For permutation-related variational methods such as BCDNets, we note that we have, in fact, compared to BayesDAG which is representative of the state-of-the-art in this class of methods and has been shown in its original paper to exceed BCDNets's performance. See Section 3.2 of the BayesDAG paper for the equivalence to permutation approaches and Section 6 for the comparisons against BCDNets. For MCMC-based methods, we have now added comparisons against Gadget with $p=20$ and $n=100$ . Table R1 shows it substantially underperforms ProDAG. This underperformance is not due to Gadget’s configuration, as we evaluated many settings and report the best-performing one. We will expand the related work section to include a discussion of Gadget and MCMC-based methods.

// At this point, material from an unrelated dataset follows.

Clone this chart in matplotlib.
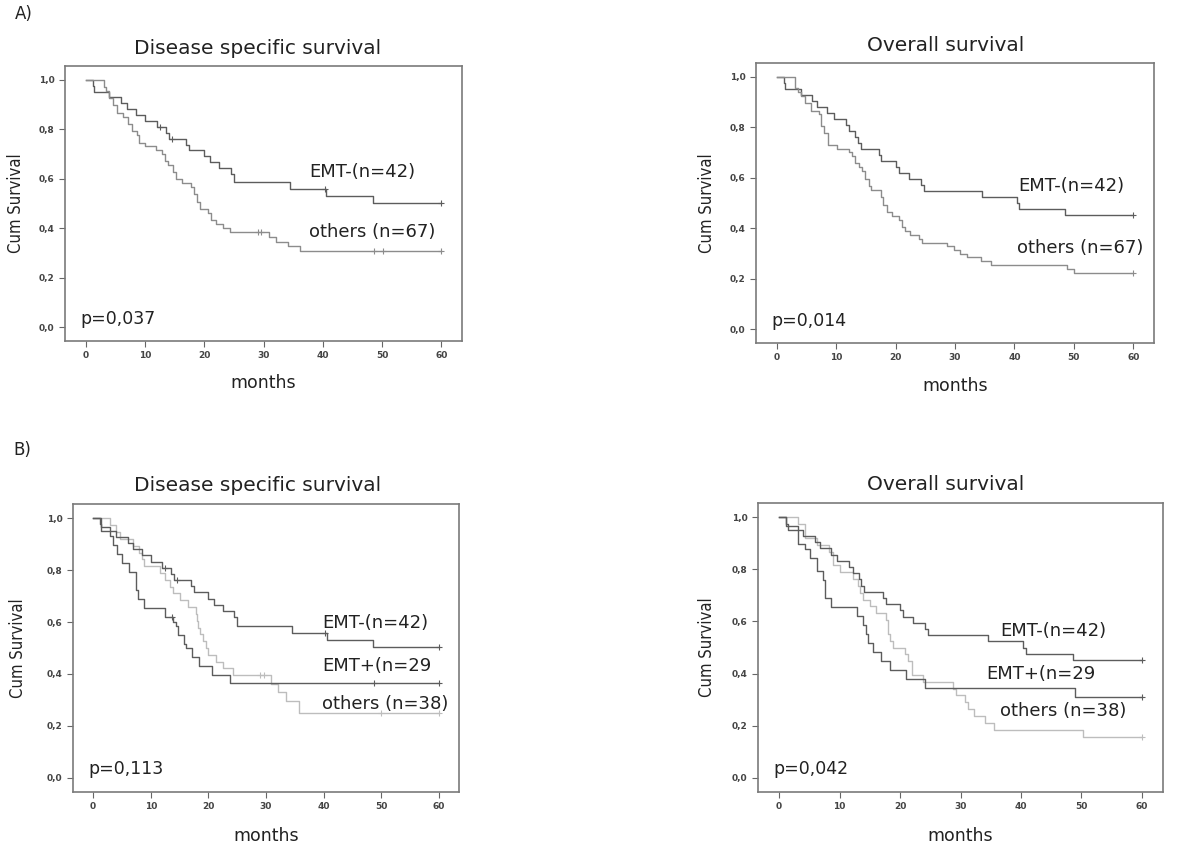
import matplotlib
matplotlib.use("Agg")
import matplotlib.pyplot as plt

plt.rcParams["font.family"] = ["DejaVu Sans"]

# ---- data (months, cumulative survival after each step) ----
# disease specific survival
dss_emtneg_t = [0, 1.2, 1.4, 4.0, 6.0, 7.0, 8.5, 10.0, 12.0, 13.5, 14.0, 17.0, 17.5, 20.0, 21.0, 22.5, 24.5, 25.0, 34.5, 40.6, 48.5]
dss_emtneg_s = [1.0, 0.976, 0.952, 0.929, 0.905, 0.881, 0.857, 0.833, 0.810, 0.786, 0.762, 0.738, 0.714, 0.690, 0.667, 0.643, 0.619, 0.585, 0.557, 0.530, 0.502]
dss_emtneg_cens = [12.5, 14.5, 40.3, 60]

dss_oth67_t = [0, 3.0, 3.5, 4.0, 4.6, 5.2, 6.3, 7.2, 7.8, 8.6, 9.0, 10.0, 11.9, 12.8, 13.3, 13.9, 14.7, 15.3, 16.2, 17.8, 18.2, 18.7, 19.2, 20.6, 21.2, 22.0, 23.2, 24.3, 31.0, 32.1, 34.1, 36.1]
dss_oth67_s = [1.0, 0.970, 0.955, 0.925, 0.896, 0.866, 0.851, 0.821, 0.791, 0.776, 0.746, 0.731, 0.716, 0.701, 0.672, 0.657, 0.627, 0.597, 0.582, 0.567, 0.537, 0.507, 0.478, 0.463, 0.433, 0.418, 0.403, 0.383, 0.365, 0.345, 0.327, 0.309]
dss_oth67_cens = [29.0, 29.6, 48.7, 50.1, 60]

dss_emtpos_t = [0, 1.3, 3.0, 3.4, 4.1, 5.0, 6.2, 7.4, 7.7, 8.9, 12.5, 13.9, 14.3, 14.8, 15.7, 16.2, 17.1, 18.3, 20.6, 23.7]
dss_emtpos_s = [1.0, 0.966, 0.931, 0.897, 0.862, 0.828, 0.793, 0.724, 0.690, 0.655, 0.621, 0.600, 0.583, 0.552, 0.517, 0.500, 0.466, 0.431, 0.397, 0.365]
dss_emtpos_cens = [13.6, 48.8, 60]

dss_oth38_t = [0, 3.0, 3.9, 4.7, 7.0, 7.9, 8.5, 8.9, 11.6, 12.5, 13.4, 13.9, 15.1, 16.5, 17.8, 18.0, 18.2, 18.5, 19.1, 19.5, 20.0, 21.4, 22.6, 24.3, 30.9, 32.1, 33.5, 35.8]
dss_oth38_s = [1.0, 0.974, 0.947, 0.921, 0.895, 0.868, 0.842, 0.816, 0.789, 0.763, 0.737, 0.711, 0.684, 0.658, 0.632, 0.605, 0.579, 0.553, 0.526, 0.500, 0.474, 0.447, 0.421, 0.395, 0.362, 0.329, 0.296, 0.250]
dss_oth38_cens = [29.0, 29.6, 50.0, 60]

# overall survival
os_emtneg_t = [0, 1.2, 1.4, 4.0, 5.9, 6.8, 8.5, 9.6, 11.6, 12.2, 13.2, 13.6, 14.1, 17.2, 17.6, 20.0, 20.5, 22.2, 24.2, 24.7, 34.5, 40.4, 40.8, 48.6]
os_emtneg_s = [1.0, 0.976, 0.952, 0.929, 0.905, 0.881, 0.857, 0.833, 0.810, 0.786, 0.762, 0.738, 0.714, 0.690, 0.667, 0.643, 0.619, 0.595, 0.571, 0.548, 0.524, 0.500, 0.476, 0.452]
os_emtneg_cens = [60]

os_oth67_t = [0, 3.1, 3.6, 4.0, 4.8, 5.7, 7.1, 7.5, 8.0, 8.6, 10.2, 12.2, 12.6, 13.2, 13.8, 14.4, 14.9, 15.5, 15.9, 17.5, 17.9, 18.6, 19.4, 20.5, 21.1, 21.6, 22.5, 24.0, 24.4, 28.7, 29.8, 30.9, 32.0, 34.3, 36.0, 48.9, 50.0]
os_oth67_s = [1.0, 0.955, 0.940, 0.925, 0.896, 0.866, 0.851, 0.806, 0.776, 0.731, 0.716, 0.701, 0.687, 0.657, 0.642, 0.627, 0.597, 0.567, 0.552, 0.522, 0.493, 0.463, 0.448, 0.433, 0.403, 0.388, 0.373, 0.358, 0.343, 0.328, 0.313, 0.298, 0.284, 0.269, 0.254, 0.239, 0.224]
os_oth67_cens = [60]

os_emtpos_t = [0, 1.2, 3.1, 4.2, 5.1, 6.2, 7.3, 7.6, 8.6, 12.8, 13.9, 14.3, 14.7, 15.5, 16.9, 18.3, 21.0, 24.1, 49.0]
os_emtpos_s = [1.0, 0.966, 0.897, 0.879, 0.845, 0.793, 0.759, 0.690, 0.655, 0.621, 0.586, 0.552, 0.517, 0.483, 0.448, 0.414, 0.379, 0.345, 0.310]
os_emtpos_cens = [60]

os_oth38_t = [0, 3.1, 4.2, 6.2, 8.3, 8.9, 10.0, 12.2, 13.1, 13.4, 13.9, 15.0, 16.1, 17.7, 18.0, 18.3, 18.8, 20.8, 21.3, 21.9, 23.8, 28.8, 29.3, 30.7, 31.2, 32.3, 34.0, 35.6, 50.2]
os_oth38_s = [1.0, 0.974, 0.921, 0.895, 0.868, 0.816, 0.789, 0.763, 0.737, 0.711, 0.684, 0.658, 0.632, 0.605, 0.553, 0.526, 0.500, 0.474, 0.447, 0.395, 0.368, 0.342, 0.316, 0.289, 0.263, 0.237, 0.211, 0.184, 0.158]
os_oth38_cens = [60]

x_ticks = [0, 10, 20, 30, 40, 50, 60]
y_ticks = [0.0, 0.2, 0.4, 0.6, 0.8, 1.0]
y_tick_labels = ["0,0", "0,2", "0,4", "0,6", "0,8", "1,0"]

DARK = "#5c5c5c"
MID = "#8c8c8c"
LIGHT = "#bdbdbd"
TXT = "#222222"


def km(ax, t, s, cens, color):
    tt = list(t) + [60]
    ss = list(s) + [s[-1]]
    ax.step(tt, ss, where="post", color=color, lw=1.0)
    # censor marks sit on the curve
    cy = []
    for c in cens:
        v = s[0]
        for ti, si in zip(t, s):
            if ti <= c:
                v = si
        cy.append(v)
    ax.plot(cens, cy, ls="none", marker="+", ms=4, mew=0.8, color=color)


def setup(ax, title, title_x, pval, ylab_x):
    ax.set_xlim(-3.5, 63.5)
    ax.set_ylim(-0.055, 1.055)
    ax.set_xticks(x_ticks)
    ax.set_xticklabels([str(v) for v in x_ticks])
    ax.set_yticks(y_ticks)
    ax.set_yticklabels(y_tick_labels)
    ax.tick_params(direction="out", length=4, width=0.8, color="#666666",
                   labelsize=6.5, labelcolor="#444444")
    for lab in ax.get_xticklabels() + ax.get_yticklabels():
        lab.set_fontweight("bold")
    for sp in ax.spines.values():
        sp.set_color("#7a7a7a")
        sp.set_linewidth(1.2)
    ax.set_title(title, fontsize=14.5, color=TXT, pad=9, x=title_x)
    ax.set_ylabel("Cum Survival", fontsize=12, color=TXT,
                  family=["DejaVu Sans"], fontstretch="condensed")
    ax.yaxis.set_label_coords(ylab_x, 0.5)
    ax.set_xlabel("months", fontsize=12.5, color=TXT)
    ax.xaxis.set_label_coords(0.5, -0.12)
    ax.text(-0.9, 0.032, pval, fontsize=12.5, color=TXT, va="center")


fig = plt.figure(figsize=(12, 8.43), dpi=100)
W, H = 1200, 843


def axes_px(x0, y0, x1, y1):
    return fig.add_axes([x0 / W, 1 - y1 / H, (x1 - x0) / W, (y1 - y0) / H])


# A) DSS
ax = axes_px(65, 66, 462, 341)
km(ax, dss_emtneg_t, dss_emtneg_s, dss_emtneg_cens, DARK)
km(ax, dss_oth67_t, dss_oth67_s, dss_oth67_cens, MID)
setup(ax, "Disease specific survival", 0.486, "p=0,037", -0.1)
ax.text(37.8, 0.627, "EMT-(n=42)", fontsize=13, va="center", color=TXT)
ax.text(37.6, 0.386, "others (n=67)", fontsize=13, va="center", color=TXT)

# A) OS
ax = axes_px(756, 63, 1154, 343)
km(ax, os_emtneg_t, os_emtneg_s, os_emtneg_cens, DARK)
km(ax, os_oth67_t, os_oth67_s, os_oth67_cens, MID)
setup(ax, "Overall survival", 0.477, "p=0,014", -0.1)
ax.text(40.7, 0.567, "EMT-(n=42)", fontsize=13, va="center", color=TXT)
ax.text(40.5, 0.32, "others (n=67)", fontsize=13, va="center", color=TXT)

# B) DSS
ax = axes_px(73, 504, 459, 792)
km(ax, dss_oth38_t, dss_oth38_s, dss_oth38_cens, LIGHT)
km(ax, dss_emtpos_t, dss_emtpos_s, dss_emtpos_cens, DARK)
km(ax, dss_emtneg_t, dss_emtneg_s, dss_emtneg_cens, DARK)
setup(ax, "Disease specific survival", 0.479, "p=0,113", -0.12)
ax.text(39.8, 0.598, "EMT-(n=42)", fontsize=13, va="center", color=TXT)
ax.text(39.8, 0.429, "EMT+(n=29", fontsize=13, va="center", color=TXT)
ax.text(39.8, 0.286, "others (n=38)", fontsize=13, va="center", color=TXT)

# B) OS
ax = axes_px(758, 503, 1163, 792)
km(ax, os_oth38_t, os_oth38_s, os_oth38_cens, LIGHT)
km(ax, os_emtpos_t, os_emtpos_s, os_emtpos_cens, DARK)
km(ax, os_emtneg_t, os_emtneg_s, os_emtneg_cens, DARK)
setup(ax, "Overall survival", 0.464, "p=0,042", -0.104)
ax.text(36.6, 0.564, "EMT-(n=42)", fontsize=13, va="center", color=TXT)
ax.text(34.3, 0.40, "EMT+(n=29", fontsize=13, va="center", color=TXT)
ax.text(36.6, 0.256, "others (n=38)", fontsize=13, va="center", color=TXT)

fig.text(15 / W, 1 - 14 / H, "A)", fontsize=12, color=TXT, va="center")
fig.text(13 / W, 1 - 450 / H, "B)", fontsize=12, color=TXT, va="center")

fig.savefig("out.png", dpi=100)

Table R1 Comparisons against Gadget.

	Brier score	Exp. SHD	Exp. F1 score (%)	AUROC (%)
`ProDAG`	13 ± 1.8	14 ± 1.5	78 ± 2.7	91 ± 1.6
`Gadget`	52 ± 1.8	37 ± 0.5	17 ± 1.5	65 ± 0.5

Finally, a seeming limitation is that ProDAG requires the sparsity hyperparameter $\lambda$ to be set in advance, and due to the hard projection constraint this may inevitably lead to errors even in the large-data limit (i.e. if one sets $\lambda<d(d-1)/2$ then one could never learn the complete graph even if it is the true graph).

We treat $\lambda$ purely as a regularisation knob and apply a grid search, so the tuning procedure (see our response below) selects the $\lambda$ best supported by the data. The grid search includes $\lambda=\infty$ so the true graph, however dense, is never ruled out. Only an intentionally small $\lambda$ would exclude it.

Questions

Intuitively, why is it possible to derive the gradients of the optimal solution (Apx C) in closed form but not the optimal solution itself? Given that the iterative procedure only produces an approximation solution to the projection, is there a significant discrepancy between the exact autograd gradients for the approximate solution and the gradients of the optimal solution?

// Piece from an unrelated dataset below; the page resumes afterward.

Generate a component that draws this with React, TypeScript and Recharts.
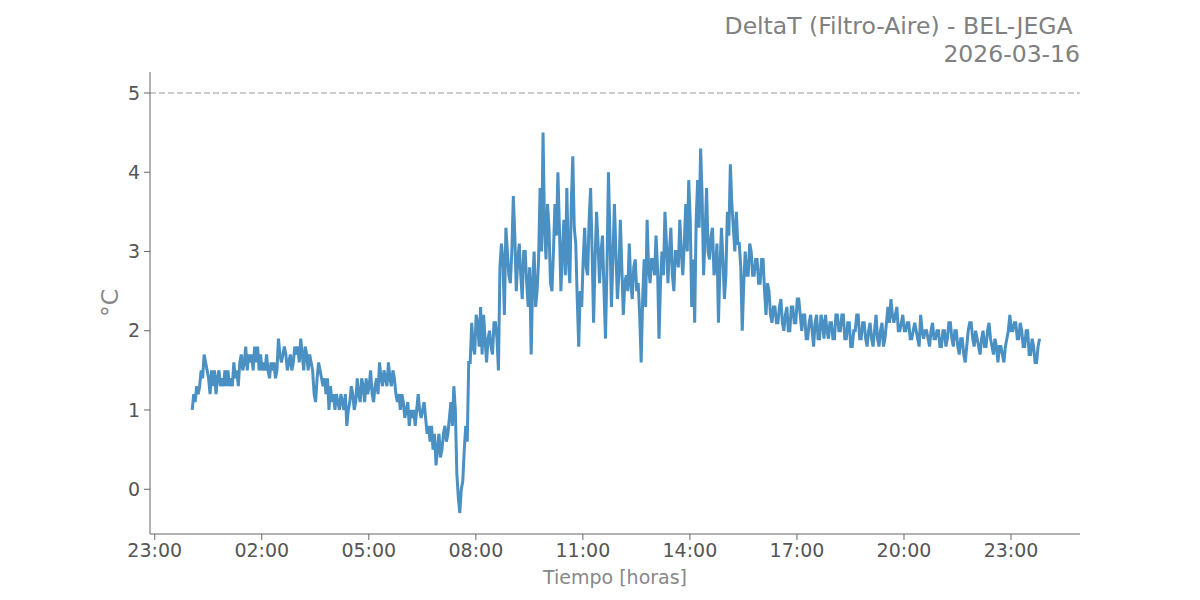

The projection has no closed-form solution because it solves a high-dimensional non-convex problem, but once a stationary point $W^\star$ is attained its KKT conditions are algebraic relations that can be implicitly differentiated, giving the compact gradient formulas in Proposition 2 (in short, local sensitives are easier to obtain than global minimizers). The gradient formulas are evaluated at the $W^\star$ returned by the projection, so they exactly coincide with the gradient autograd would produce at the same point, i.e., there is no discrepancy.

Why did the authors choose a multivariate Gaussian variational posterior, given that the true posteriors can be multimodal? (unless the projection step induces multimodality). It would be interesting to see some examples in low dimensions to visualize the effect of the projection step.

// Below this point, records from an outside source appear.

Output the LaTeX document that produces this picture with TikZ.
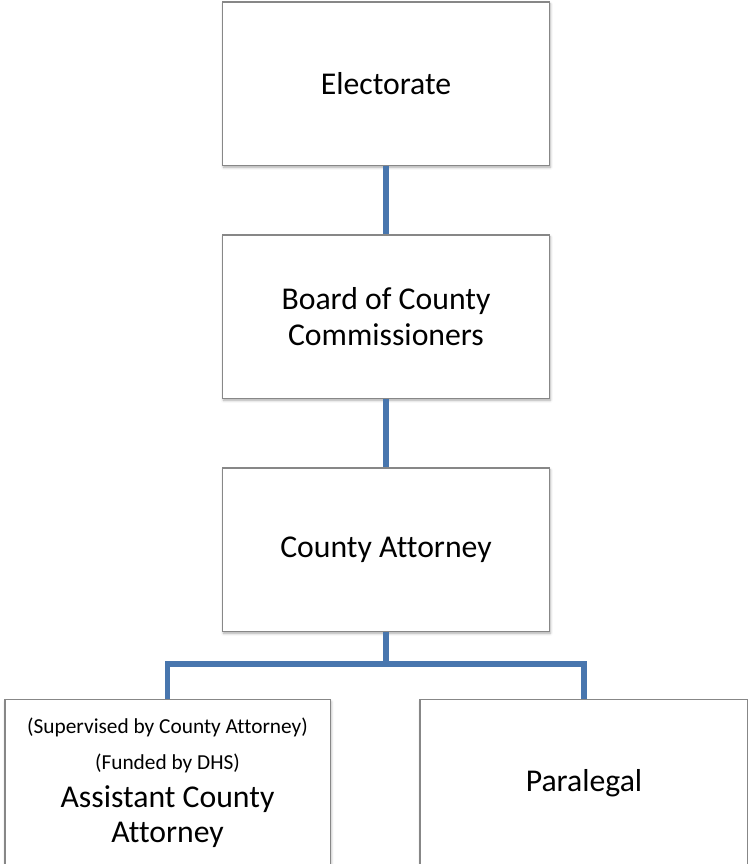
\documentclass[tikz,border=0pt]{standalone}
\usepackage{fontspec}
\setmainfont[Ligatures=NoCommon]{Carlito}
\usepackage{tikz}
\usepackage{xcolor}
\usetikzlibrary{shadows, shadows.blur, positioning}
\definecolor{linkblue}{RGB}{72,118,174}
\definecolor{boxgray}{RGB}{135,135,135}
\newcommand{\bigtxt}{\fontsize{23.8}{26.5}\selectfont}
\newcommand{\smalltxt}{\fontsize{16}{23}\selectfont}

\begin{document}
\begin{tikzpicture}[x=0.75pt, y=-0.75pt,
    orgbox/.style={draw=boxgray, line width=1pt, fill=white, minimum width=245pt, minimum height=122.5pt, align=center, font=\bigtxt,
        blur shadow={shadow xshift=0.6pt, shadow yshift=-1.6pt, shadow blur radius=2pt, shadow opacity=35}},
    link/.style={draw=linkblue, line width=4pt}]
                        \useasboundingbox (0, 0) rectangle (748, 864);

                        \node[orgbox] (elect) at (386, 83.5) {Electorate};
                        \node[orgbox] (board) at (386, 316.5) {Board of County\\Commissioners};
                        \node[orgbox] (catty) at (386, 549.5) {County Attorney};
                        \node[orgbox, minimum height=125pt, minimum width=244pt] (asst) at (167.5, 783) {{\smalltxt (Supervised by County Attorney)}\\{\smalltxt (Funded by DHS)}\\[2pt]Assistant County\\Attorney};
                        \node[orgbox, minimum height=125pt, minimum width=246pt] (para) at (584, 783) {Paralegal};

                        \coordinate (split) at (386, 664);

                        \draw[link]
                        (elect.south) edge (board.north)
                        (board.south) edge (catty.north)
                        (catty.south) -- (split);

                        \draw[link] (split) -| (asst.north);
                        \draw[link] (split) -| (para.north);
                    \end{tikzpicture}
\end{document}
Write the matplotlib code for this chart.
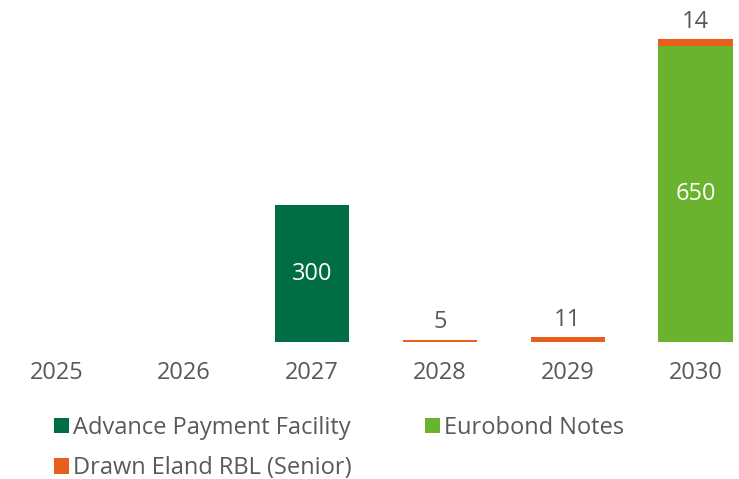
import matplotlib.pyplot as plt
import numpy as np

# --- dane ---
lata = ['2025', '2026', '2027', '2028', '2029', '2030']
advance_payment = [0, 0, 300, 0, 0, 0]
eurobond = [0, 0, 0, 0, 0, 650]
drawn_rbl = [0, 0, 0, 5, 11, 14]

kolor_apf = '#006D44'
kolor_euro = '#69B32E'
kolor_rbl = '#E85E1C'
szary = '#595959'
fs = 17

plt.rcParams['font.family'] = ['Open Sans', 'DejaVu Sans']

fig = plt.figure(figsize=(7.39, 4.79), dpi=100)
ax = fig.add_axes([0, 0.286, 1, 0.693])

x = np.arange(len(lata))
w = 0.58
apf = np.array(advance_payment)
eur = np.array(eurobond)
rbl = np.array(drawn_rbl)

b1 = ax.bar(x, apf, w, color=kolor_apf, label='Advance Payment Facility')
b2 = ax.bar(x, eur, w, bottom=apf, color=kolor_euro, label='Eurobond Notes')
b3 = ax.bar(x, rbl, w, bottom=apf + eur, color=kolor_rbl, label='Drawn Eland RBL (Senior)')

# etykiety wartosci
for i in range(len(lata)):
    if apf[i] > 0:
        ax.text(x[i], apf[i] / 2, f'{apf[i]}', ha='center', va='center', color='white', fontsize=fs)
    if eur[i] > 0:
        ax.text(x[i], apf[i] + eur[i] / 2, f'{eur[i]}', ha='center', va='center', color='white', fontsize=fs)
    if rbl[i] > 0:
        top = apf[i] + eur[i] + rbl[i]
        ax.text(x[i], top + 12, f'{rbl[i]}', ha='center', va='bottom', color=szary, fontsize=fs)

ax.set_xlim(-0.44, 5.34)
ax.set_ylim(0, 728)
ax.set_xticks(x)
ax.set_xticklabels(lata, fontsize=fs, color=szary)
ax.tick_params(axis='x', length=0, pad=14)
ax.set_yticks([])
for s in ax.spines.values():
    s.set_visible(False)

fig.legend(handles=[b1, b3, b2], ncol=2, loc='upper left', bbox_to_anchor=(0.073, 0.132),
           frameon=False, fontsize=fs, labelcolor=szary, handlelength=0.65, handleheight=0.65,
           handletextpad=0.15, columnspacing=3.1, labelspacing=0.7, borderaxespad=0, borderpad=0)

fig.savefig('out.png', dpi=100)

We choose a Gaussian in the unconstrained space $\tilde{W}$ for differentiable reparameterization, closed-form KL, and efficient optimization. We stress, however, that the projection $\tilde{W}\mapsto W$ does indeed induce a non-Gaussian, multimodal posterior over DAGs. We will clarify this point explicitly in the revised text. We are not allowed to include visualizations in the rebuttal, but Figure 1 in the paper roughly illustrates the effect of the projection.

Did the authors try learning a variational posterior with a Laplace-style prior instead of the hard sparsity projection? If so and it performed worse, are there some qualitative insights into why the hard projection step should be preferred?

Yes, during prototyping we evaluated the DAG projection under a Laplace prior and saw noticeably higher SHD scores because Laplace only shrinks edges toward zero and does not set them exactly to zero, so the resulting graphs were too dense. In contrast, the $\ell_1$ ball prior assigns positive probabilities on exact zeros and thus yields crisper sparsity patterns and better edge recovery. See Xu & Duan (2023, arXiv:2006.01340) for a detailed comparison of $\ell_1$ ball versus Laplace.

How did the authors tune the sparsity hyperparameter $\lambda$ on the validation data? How sensitive is the performance of the method to the choice of $\lambda$ (i.e. would it be reasonable to simply choose a single $\lambda$ value and use it across all experiments)?

We sweep $\lambda$ over ten values from $\lambda_\min=0$ to $\lambda_\max$ ( $\lambda_\max$ is the average $\ell_1$ -norm of $W$ from the learned posterior when $\lambda=\infty$ ) and pick the value that maximizes the expected likelihood on a held-out 10% validation set (see Appendix E). Because $\lambda$ directly controls graph sparsity, performance drops if it is set too low (underconnected) or too high (overconnected), so exploring a few points on a grid is preferable to a single value. We apply the same grid‑search to every method with a sparsity parameter.

2025-08-09

Thanks for the detailed response, particularly clarifying that the hyperparameter search is based on validation expected log-likelihood which addresses my concern about the sparsity. I will update my final review accordingly.

2025-08-09

Many thanks for considering our rebuttal. We’re glad your concerns regarding sparsity have been addressed and appreciate your updated assessment.

2025-08-09

We only have a short time left for the discussion period, and many reviewers have not yet responded. If you have further comments, I'm sure the authors would appreciate the chance for more discussion while they are able to respond!

最终决定Accept (poster)

2025-09-17

This paper addresses the problem of learning a distribution over directed acyclic graphs by reformulating the discrete posterior over graphs into a relaxed distribution with a projection operator, which is in turn approximated with a variational posterior. Reviewers agreed this work is of high quality and makes an important contribution. I ask the authors to make sure to honor their commitment to include further experiments with heteroscedastic noise in the final version.